For many conspiracists, anti-government activists and gun rights advocates, Mount Carmel has become a kind of Alamo, a place where a last stand was made on sacred ground.

But for Clark, Mount Carmel is the reincarnation of the Jim Crow South.

"When I was doing civil rights work in the government," Clark said, "our first priority, above all others, was police abuse. That's because, if the police won't protect you, who will?

"We had all of these cases reported where black people were jailed in the South for resisting arrest. But often, what it really was, was resisting assault.

"Something like that is what happened at Mount Carmel. The federal government assaulted those people."

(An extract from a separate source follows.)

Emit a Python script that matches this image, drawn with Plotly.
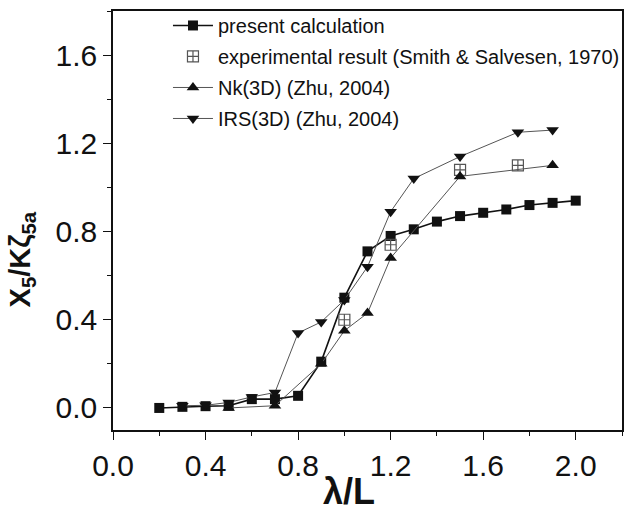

If Clark had argued a similar analogy in the courtroom, the trial would have turned into a contentious, acrimonious or controversial proceeding — anything but mild.

But on Friday, Smith ruled the plaintiffs' attorneys — all of them — will have only 40 hours to present their cases.

By Smith's time clock, they already had spent 21 hours when he made the ruling.

Clark's freedom to call witnesses now is limited to the time lead attorney Caddell can spare.

Though Caddell said, "We'll work with Ramsey," he is not expected to be generous, in part because he needs the balance of time to finish presenting the case he has developed for his clients, who account for the majority of the more than 100 plaintiffs.

Beyond that, there is evidence, even in court filings, of a split in the plaintiffs' ranks.

Clark and Caddell have differed, for example, about the wisdom of staging a field test of the so-called FLIR tape, a videotape made with forward-looking infrared radar that showed mysterious flashes on the backside of the compound, away from TV cameras.

Caddell assured the judge that even with late notice, he will meet the 40-hour time limit.

When the judge made his ruling Friday, Clark grimaced.

Unless Smith changes his mind — he's done so several times in both Waco trials — Clark believes his participation will be limited to a summation, or closing arguments speech, probably less than 30 minutes long.